((
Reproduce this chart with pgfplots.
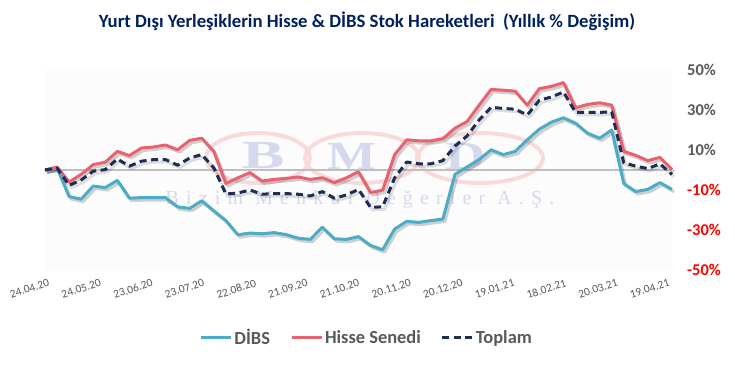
\documentclass[border=0pt]{standalone}
\usepackage{pgfplots}
\pgfplotsset{compat=1.18}
\usepackage{pgfplotstable}
\usepackage{fontspec}
\setmainfont{Carlito}
\newfontfamily\wmfont{Liberation Serif}[LetterSpace=36]
\newfontfamily\wmbig{Liberation Serif}
\definecolor{dibsc}{RGB}{75,172,198}
\definecolor{hissec}{RGB}{232,98,112}
\definecolor{topc}{RGB}{31,45,86}
\definecolor{titlec}{RGB}{0,32,96}
\definecolor{lgray}{RGB}{89,89,89}
\definecolor{negred}{RGB}{255,0,0}
\definecolor{zerogray}{RGB}{191,191,191}
\definecolor{wmlav}{RGB}{214,217,238}
\definecolor{wmred}{RGB}{249,218,218}

\pgfplotstableread{
x dibs hisse toplam
0 0 0 0
7 1 1.5 1
14 -13.3 -6 -7.7
21 -14.6 -2.2 -5
28 -8 2.7 -0.6
35 -8.8 3.9 0.2
42 -5.2 9.3 5.5
49 -14.1 7.2 1.9
56 -13.8 11 4.4
63 -13.8 11.5 5.2
70 -13.8 12.5 5.2
77 -18.4 10.1 2.4
84 -19.2 14.8 6
91 -15.4 15.9 7.7
98 -20.4 9.3 1.1
105 -25.3 -6.8 -12
112 -32.4 -3.9 -11.5
119 -31.5 -1.3 -10
126 -31.9 -5.5 -12.1
133 -31.3 -4.7 -11.8
140 -32.3 -4.2 -11.8
147 -34.1 -3.5 -12.1
154 -34.7 -4.7 -13
161 -28.6 -3.9 -10.8
168 -34.4 -6.3 -14.1
175 -34.7 -3.9 -12.5
182 -33.3 -0.9 -9.7
189 -37.7 -11.3 -18.7
196 -39.9 -10.1 -18.4
203 -29.5 7.7 -3.9
210 -25.7 15.1 4.0
217 -26.2 14.6 3.1
224 -25.3 14.6 3.1
231 -24.5 15.6 4.7
238 -2.2 20.9 12
245 1.5 24.2 17
252 5.2 32.4 25
259 10.1 40.3 31.3
266 7.7 39.9 30.8
273 9.3 39.4 30.4
280 15.1 32.4 27.5
287 20.4 40.7 34.9
294 23.9 41.8 36.5
301 26.1 43.7 39
308 23.4 31.1 28.8
315 18.4 32.8 28.8
322 15.9 33.6 28.8
329 20 32.4 29.1
336 -6.8 9.3 3.6
343 -10.8 7.3 1.9
350 -9.7 4.7 0.7
357 -6.3 6.3 3.1
364 -9.7 0.2 -2.2
}\data

\begin{document}
\begin{tikzpicture}
\path[use as bounding box, fill=white] (0,0) rectangle (735bp,376bp);
% plot area background
\fill[fill={rgb,255:red,252;green,252;blue,252}] (44bp,106bp) rectangle (672bp,306bp);
% watermark
\begin{scope}[line width=4bp, draw=wmred]
\draw (258bp,218bp) ellipse [x radius=52bp, y radius=25bp];
\draw (362bp,218bp) ellipse [x radius=57bp, y radius=25bp];
\draw (480bp,218bp) ellipse [x radius=63bp, y radius=25bp];
\end{scope}
\node[text=wmlav, font=\wmbig\bfseries\fontsize{40}{42}\selectfont, xscale=1.6] at (264bp,220bp) {B};
\node[text=wmlav, font=\wmbig\bfseries\fontsize{40}{42}\selectfont, xscale=1.3] at (352bp,220bp) {M};
\node[text=wmlav, font=\wmbig\bfseries\fontsize{40}{42}\selectfont, xscale=1.4] at (466bp,220bp) {D};
\node[text=wmlav, font=\wmfont\fontsize{20}{22}\selectfont] at (360bp,176bp) {Bizim Menkul Değerler A.Ş.};
% title
\node[font=\bfseries\fontsize{18.8}{22}\selectfont, text=titlec] at (367bp,355bp) {Yurt Dışı Yerleşiklerin Hisse \& DİBS Stok Hareketleri\ \ (Yıllık \% Değişim)};
\begin{axis}[
  scale only axis,
  width=627bp, height=200bp,
  at={(45bp,106bp)}, anchor=south west,
  xmin=0, xmax=364, ymin=-50, ymax=50,
  clip=false,
  axis line style={draw=none},
  major tick length=0pt,
  xtick={0,30,...,360},
  xticklabels={24.04.20,24.05.20,23.06.20,23.07.20,22.08.20,21.09.20,21.10.20,20.11.20,20.12.20,19.01.21,18.02.21,20.03.21,19.04.21},
  xticklabel style={rotate=18, anchor=north east, inner sep=0pt, yshift=-9bp, font=\fontsize{11.5}{13}\selectfont, text=lgray},
  ytick={-50,-30,-10,10,30,50},
  yticklabels={\textcolor{negred}{-50\%},\textcolor{negred}{-30\%},\textcolor{negred}{-10\%},\textcolor{lgray}{10\%},\textcolor{lgray}{30\%},\textcolor{lgray}{50\%}},
  yticklabel pos=right,
  yticklabel style={anchor=west, inner sep=0pt, xshift=15bp, font=\bfseries\fontsize{16.5}{18}\selectfont},
  extra y ticks={0},
  extra y tick labels={},
  extra y tick style={ymajorgrids=true, major grid style={color=zerogray, line width=1.5bp}},
  legend style={at={(0.513,-0.34)}, anchor=center, draw=none, fill=none,
    legend columns=3, font=\bfseries\fontsize{18.5}{22}\selectfont, text=lgray,
    /tikz/every even column/.append style={column sep=18bp}, inner sep=0pt},
  legend image code/.code={\draw[#1] (0bp,0bp) -- (30bp,0bp);},
]
% shadows
\addplot[draw=black, opacity=0.18, line width=3bp, line join=round, forget plot] table[x expr=\thisrow{x}+1.2, y expr=\thisrow{dibs}-1.2]{\data};
\addplot[draw=black, opacity=0.18, line width=3bp, line join=round, forget plot] table[x expr=\thisrow{x}+1.2, y expr=\thisrow{hisse}-1.2]{\data};
\addplot[draw=black, opacity=0.12, line width=3bp, line join=round, forget plot] table[x expr=\thisrow{x}+1.2, y expr=\thisrow{toplam}-1.2]{\data};
% series
\addplot[dibsc, line width=3bp, line join=round] table[x=x, y=dibs]{\data};
\addlegendentry{DİBS}
\addplot[hissec, line width=3bp, line join=round] table[x=x, y=hisse]{\data};
\addlegendentry{Hisse Senedi}
\addplot[topc, line width=3bp, line join=round, dash pattern=on 7bp off 4.5bp] table[x=x, y=toplam]{\data};
\addlegendentry{Toplam}
\end{axis}
\end{tikzpicture}
\end{document}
))
The material above must be printed exactly, with its pictures left out.

Solved exercise:
Reproduce this chart with pgfplots.
\documentclass[border=0pt]{standalone}
\usepackage{pgfplots}
\pgfplotsset{compat=1.18}
\usepackage{pgfplotstable}
\usepackage{fontspec}
\setmainfont{Carlito}
\newfontfamily\wmfont{Liberation Serif}[LetterSpace=36]
\newfontfamily\wmbig{Liberation Serif}
\definecolor{dibsc}{RGB}{75,172,198}
\definecolor{hissec}{RGB}{232,98,112}
\definecolor{topc}{RGB}{31,45,86}
\definecolor{titlec}{RGB}{0,32,96}
\definecolor{lgray}{RGB}{89,89,89}
\definecolor{negred}{RGB}{255,0,0}
\definecolor{zerogray}{RGB}{191,191,191}
\definecolor{wmlav}{RGB}{214,217,238}
\definecolor{wmred}{RGB}{249,218,218}

\pgfplotstableread{
x dibs hisse toplam
0 0 0 0
7 1 1.5 1
14 -13.3 -6 -7.7
21 -14.6 -2.2 -5
28 -8 2.7 -0.6
35 -8.8 3.9 0.2
42 -5.2 9.3 5.5
49 -14.1 7.2 1.9
56 -13.8 11 4.4
63 -13.8 11.5 5.2
70 -13.8 12.5 5.2
77 -18.4 10.1 2.4
84 -19.2 14.8 6
91 -15.4 15.9 7.7
98 -20.4 9.3 1.1
105 -25.3 -6.8 -12
112 -32.4 -3.9 -11.5
119 -31.5 -1.3 -10
126 -31.9 -5.5 -12.1
133 -31.3 -4.7 -11.8
140 -32.3 -4.2 -11.8
147 -34.1 -3.5 -12.1
154 -34.7 -4.7 -13
161 -28.6 -3.9 -10.8
168 -34.4 -6.3 -14.1
175 -34.7 -3.9 -12.5
182 -33.3 -0.9 -9.7
189 -37.7 -11.3 -18.7
196 -39.9 -10.1 -18.4
203 -29.5 7.7 -3.9
210 -25.7 15.1 4.0
217 -26.2 14.6 3.1
224 -25.3 14.6 3.1
231 -24.5 15.6 4.7
238 -2.2 20.9 12
245 1.5 24.2 17
252 5.2 32.4 25
259 10.1 40.3 31.3
266 7.7 39.9 30.8
273 9.3 39.4 30.4
280 15.1 32.4 27.5
287 20.4 40.7 34.9
294 23.9 41.8 36.5
301 26.1 43.7 39
308 23.4 31.1 28.8
315 18.4 32.8 28.8
322 15.9 33.6 28.8
329 20 32.4 29.1
336 -6.8 9.3 3.6
343 -10.8 7.3 1.9
350 -9.7 4.7 0.7
357 -6.3 6.3 3.1
364 -9.7 0.2 -2.2
}\data

\begin{document}
\begin{tikzpicture}
\path[use as bounding box, fill=white] (0,0) rectangle (735bp,376bp);
% plot area background
\fill[fill={rgb,255:red,252;green,252;blue,252}] (44bp,106bp) rectangle (672bp,306bp);
% watermark
\begin{scope}[line width=4bp, draw=wmred]
\draw (258bp,218bp) ellipse [x radius=52bp, y radius=25bp];
\draw (362bp,218bp) ellipse [x radius=57bp, y radius=25bp];
\draw (480bp,218bp) ellipse [x radius=63bp, y radius=25bp];
\end{scope}
\node[text=wmlav, font=\wmbig\bfseries\fontsize{40}{42}\selectfont, xscale=1.6] at (264bp,220bp) {B};
\node[text=wmlav, font=\wmbig\bfseries\fontsize{40}{42}\selectfont, xscale=1.3] at (352bp,220bp) {M};
\node[text=wmlav, font=\wmbig\bfseries\fontsize{40}{42}\selectfont, xscale=1.4] at (466bp,220bp) {D};
\node[text=wmlav, font=\wmfont\fontsize{20}{22}\selectfont] at (360bp,176bp) {Bizim Menkul Değerler A.Ş.};
% title
\node[font=\bfseries\fontsize{18.8}{22}\selectfont, text=titlec] at (367bp,355bp) {Yurt Dışı Yerleşiklerin Hisse \& DİBS Stok Hareketleri\ \ (Yıllık \% Değişim)};
\begin{axis}[
  scale only axis,
  width=627bp, height=200bp,
  at={(45bp,106bp)}, anchor=south west,
  xmin=0, xmax=364, ymin=-50, ymax=50,
  clip=false,
  axis line style={draw=none},
  major tick length=0pt,
  xtick={0,30,...,360},
  xticklabels={24.04.20,24.05.20,23.06.20,23.07.20,22.08.20,21.09.20,21.10.20,20.11.20,20.12.20,19.01.21,18.02.21,20.03.21,19.04.21},
  xticklabel style={rotate=18, anchor=north east, inner sep=0pt, yshift=-9bp, font=\fontsize{11.5}{13}\selectfont, text=lgray},
  ytick={-50,-30,-10,10,30,50},
  yticklabels={\textcolor{negred}{-50\%},\textcolor{negred}{-30\%},\textcolor{negred}{-10\%},\textcolor{lgray}{10\%},\textcolor{lgray}{30\%},\textcolor{lgray}{50\%}},
  yticklabel pos=right,
  yticklabel style={anchor=west, inner sep=0pt, xshift=15bp, font=\bfseries\fontsize{16.5}{18}\selectfont},
  extra y ticks={0},
  extra y tick labels={},
  extra y tick style={ymajorgrids=true, major grid style={color=zerogray, line width=1.5bp}},
  legend style={at={(0.513,-0.34)}, anchor=center, draw=none, fill=none,
    legend columns=3, font=\bfseries\fontsize{18.5}{22}\selectfont, text=lgray,
    /tikz/every even column/.append style={column sep=18bp}, inner sep=0pt},
  legend image code/.code={\draw[#1] (0bp,0bp) -- (30bp,0bp);},
]
% shadows
\addplot[draw=black, opacity=0.18, line width=3bp, line join=round, forget plot] table[x expr=\thisrow{x}+1.2, y expr=\thisrow{dibs}-1.2]{\data};
\addplot[draw=black, opacity=0.18, line width=3bp, line join=round, forget plot] table[x expr=\thisrow{x}+1.2, y expr=\thisrow{hisse}-1.2]{\data};
\addplot[draw=black, opacity=0.12, line width=3bp, line join=round, forget plot] table[x expr=\thisrow{x}+1.2, y expr=\thisrow{toplam}-1.2]{\data};
% series
\addplot[dibsc, line width=3bp, line join=round] table[x=x, y=dibs]{\data};
\addlegendentry{DİBS}
\addplot[hissec, line width=3bp, line join=round] table[x=x, y=hisse]{\data};
\addlegendentry{Hisse Senedi}
\addplot[topc, line width=3bp, line join=round, dash pattern=on 7bp off 4.5bp] table[x=x, y=toplam]{\data};
\addlegendentry{Toplam}
\end{axis}
\end{tikzpicture}
\end{document}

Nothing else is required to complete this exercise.